Attempt (source from my friend): This plane is 2-dimensional hence cannot be spanned by a single vector but is spanned by any set $$\{p,q\}$$ where $$p,q\in V$$ are independent.

Actually I need more explanation for this problems. Thanks for your help.
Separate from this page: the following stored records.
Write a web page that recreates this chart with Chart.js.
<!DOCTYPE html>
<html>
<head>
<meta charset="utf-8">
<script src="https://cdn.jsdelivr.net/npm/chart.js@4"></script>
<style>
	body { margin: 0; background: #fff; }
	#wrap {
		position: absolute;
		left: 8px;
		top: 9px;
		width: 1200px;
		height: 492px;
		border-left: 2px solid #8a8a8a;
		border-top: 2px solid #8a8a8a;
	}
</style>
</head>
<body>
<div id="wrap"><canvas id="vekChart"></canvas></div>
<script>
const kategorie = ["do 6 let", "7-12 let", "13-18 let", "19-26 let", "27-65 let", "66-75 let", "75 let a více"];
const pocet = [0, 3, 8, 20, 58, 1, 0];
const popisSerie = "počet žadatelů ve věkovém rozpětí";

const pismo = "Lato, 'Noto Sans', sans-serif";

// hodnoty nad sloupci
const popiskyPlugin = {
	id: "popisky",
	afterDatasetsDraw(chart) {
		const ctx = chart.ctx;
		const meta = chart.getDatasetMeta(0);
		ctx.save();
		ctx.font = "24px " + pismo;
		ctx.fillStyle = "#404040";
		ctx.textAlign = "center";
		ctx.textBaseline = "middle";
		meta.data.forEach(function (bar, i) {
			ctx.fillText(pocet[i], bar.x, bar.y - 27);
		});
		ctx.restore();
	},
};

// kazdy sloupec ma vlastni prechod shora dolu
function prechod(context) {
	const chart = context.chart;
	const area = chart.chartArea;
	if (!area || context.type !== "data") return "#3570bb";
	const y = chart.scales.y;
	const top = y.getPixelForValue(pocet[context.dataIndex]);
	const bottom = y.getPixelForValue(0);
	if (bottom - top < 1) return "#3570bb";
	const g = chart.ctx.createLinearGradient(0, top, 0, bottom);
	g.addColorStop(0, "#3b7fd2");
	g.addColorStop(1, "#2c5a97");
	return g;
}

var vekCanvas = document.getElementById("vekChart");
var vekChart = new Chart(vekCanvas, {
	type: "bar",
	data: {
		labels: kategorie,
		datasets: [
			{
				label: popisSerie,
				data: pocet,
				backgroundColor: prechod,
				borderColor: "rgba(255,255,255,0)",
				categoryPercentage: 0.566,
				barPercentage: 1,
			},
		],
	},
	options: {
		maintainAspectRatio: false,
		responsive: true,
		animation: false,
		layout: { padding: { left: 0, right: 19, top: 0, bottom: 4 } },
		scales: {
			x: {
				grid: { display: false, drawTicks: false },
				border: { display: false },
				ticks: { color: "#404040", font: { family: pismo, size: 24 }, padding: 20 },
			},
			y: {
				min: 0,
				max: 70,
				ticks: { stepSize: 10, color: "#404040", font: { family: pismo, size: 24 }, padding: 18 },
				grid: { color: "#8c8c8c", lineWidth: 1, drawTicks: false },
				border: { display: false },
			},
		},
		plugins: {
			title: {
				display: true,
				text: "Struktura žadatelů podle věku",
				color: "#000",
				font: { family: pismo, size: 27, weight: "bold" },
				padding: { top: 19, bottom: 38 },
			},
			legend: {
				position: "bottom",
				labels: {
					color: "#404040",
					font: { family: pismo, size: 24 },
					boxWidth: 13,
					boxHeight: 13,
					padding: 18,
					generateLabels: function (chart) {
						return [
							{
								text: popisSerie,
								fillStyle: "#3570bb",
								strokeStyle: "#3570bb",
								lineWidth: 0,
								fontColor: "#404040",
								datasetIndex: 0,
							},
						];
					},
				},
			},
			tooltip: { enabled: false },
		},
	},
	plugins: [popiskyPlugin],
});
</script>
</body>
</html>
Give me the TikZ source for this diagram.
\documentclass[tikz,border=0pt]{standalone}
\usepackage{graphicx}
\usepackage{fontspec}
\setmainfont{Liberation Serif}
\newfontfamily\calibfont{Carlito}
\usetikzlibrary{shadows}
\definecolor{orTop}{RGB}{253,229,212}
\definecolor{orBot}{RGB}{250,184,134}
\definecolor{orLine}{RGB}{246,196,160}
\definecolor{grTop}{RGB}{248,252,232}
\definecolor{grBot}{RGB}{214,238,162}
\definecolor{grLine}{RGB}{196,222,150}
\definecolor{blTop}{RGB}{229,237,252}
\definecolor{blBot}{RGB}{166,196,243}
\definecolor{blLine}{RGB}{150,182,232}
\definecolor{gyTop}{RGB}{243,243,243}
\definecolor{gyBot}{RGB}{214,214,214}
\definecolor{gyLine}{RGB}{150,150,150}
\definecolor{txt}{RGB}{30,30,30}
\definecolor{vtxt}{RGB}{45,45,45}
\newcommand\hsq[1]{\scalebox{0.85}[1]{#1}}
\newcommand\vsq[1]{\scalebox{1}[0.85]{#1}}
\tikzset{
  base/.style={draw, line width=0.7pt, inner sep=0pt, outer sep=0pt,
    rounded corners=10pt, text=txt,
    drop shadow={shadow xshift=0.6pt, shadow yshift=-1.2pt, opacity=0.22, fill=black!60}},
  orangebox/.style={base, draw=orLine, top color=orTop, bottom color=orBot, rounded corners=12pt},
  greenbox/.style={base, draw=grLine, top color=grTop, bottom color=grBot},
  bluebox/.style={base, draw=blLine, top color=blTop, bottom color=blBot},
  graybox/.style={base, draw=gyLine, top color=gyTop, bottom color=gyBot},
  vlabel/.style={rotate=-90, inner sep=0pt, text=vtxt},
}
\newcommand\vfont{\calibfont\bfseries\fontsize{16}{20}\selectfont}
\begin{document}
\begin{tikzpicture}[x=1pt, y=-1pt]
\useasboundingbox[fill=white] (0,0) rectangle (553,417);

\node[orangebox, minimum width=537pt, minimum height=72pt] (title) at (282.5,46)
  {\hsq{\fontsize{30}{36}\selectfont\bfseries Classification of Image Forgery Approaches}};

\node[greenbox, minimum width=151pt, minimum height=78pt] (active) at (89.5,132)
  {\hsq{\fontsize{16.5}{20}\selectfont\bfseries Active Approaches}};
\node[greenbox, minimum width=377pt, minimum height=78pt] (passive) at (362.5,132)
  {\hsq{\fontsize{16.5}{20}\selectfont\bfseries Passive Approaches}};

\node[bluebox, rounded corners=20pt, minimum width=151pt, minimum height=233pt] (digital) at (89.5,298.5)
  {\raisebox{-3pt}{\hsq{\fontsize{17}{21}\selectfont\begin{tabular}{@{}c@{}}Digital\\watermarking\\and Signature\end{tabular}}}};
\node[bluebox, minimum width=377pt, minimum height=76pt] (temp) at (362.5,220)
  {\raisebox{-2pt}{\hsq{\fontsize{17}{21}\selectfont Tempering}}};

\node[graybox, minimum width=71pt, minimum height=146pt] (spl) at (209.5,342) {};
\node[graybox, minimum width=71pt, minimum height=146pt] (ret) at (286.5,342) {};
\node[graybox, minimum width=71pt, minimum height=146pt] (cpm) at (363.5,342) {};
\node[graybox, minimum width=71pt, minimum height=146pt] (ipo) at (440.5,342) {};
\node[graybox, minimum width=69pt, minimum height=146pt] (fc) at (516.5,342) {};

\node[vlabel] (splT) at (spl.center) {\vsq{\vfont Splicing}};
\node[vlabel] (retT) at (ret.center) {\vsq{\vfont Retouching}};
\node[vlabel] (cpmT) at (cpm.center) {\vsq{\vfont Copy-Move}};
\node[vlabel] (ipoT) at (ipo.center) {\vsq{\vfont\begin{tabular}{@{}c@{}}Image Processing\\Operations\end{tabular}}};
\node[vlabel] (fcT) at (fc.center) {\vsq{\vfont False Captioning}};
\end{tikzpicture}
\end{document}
• I can't figure out what are you asking? What is "brief" here? – XRFXLP Jul 3 '19 at 4:22
• Where is " brief " here? – Narasimham Jul 3 '19 at 4:43
• I have edited it – Shane Dizzy Sukardy Jul 3 '19 at 5:06

The plane is nothing more than \begin{align} \textsf{W} &= \{(x,y,z)\in \mathbb{R}^3:\, 2x+3y-z=0\} \\ &= \{(x,y,z)\in \mathbb{R}^3:\, z=2x+3y\} \\ &= \{(x,y,2x+3y):\, x,y\in \mathbb{R}\} \\ &= \{x(1,0,2)+y(0,1,3):\, x,y\in \mathbb{R}\} \end{align} that is, any vector in the plane can be written as a linear combination of the vectors $$(1,0,2)$$ and $$(0,1,3)$$. Now verify that the set formed by these vectors is linearly independent, that is, if $$a_1(1,0,2)+a_2(0,1,3)=(0,0,0)$$ for some scalars $$a_1,a_2$$, necessarily implies that $$a_1=a_2=0$$ (which is clear).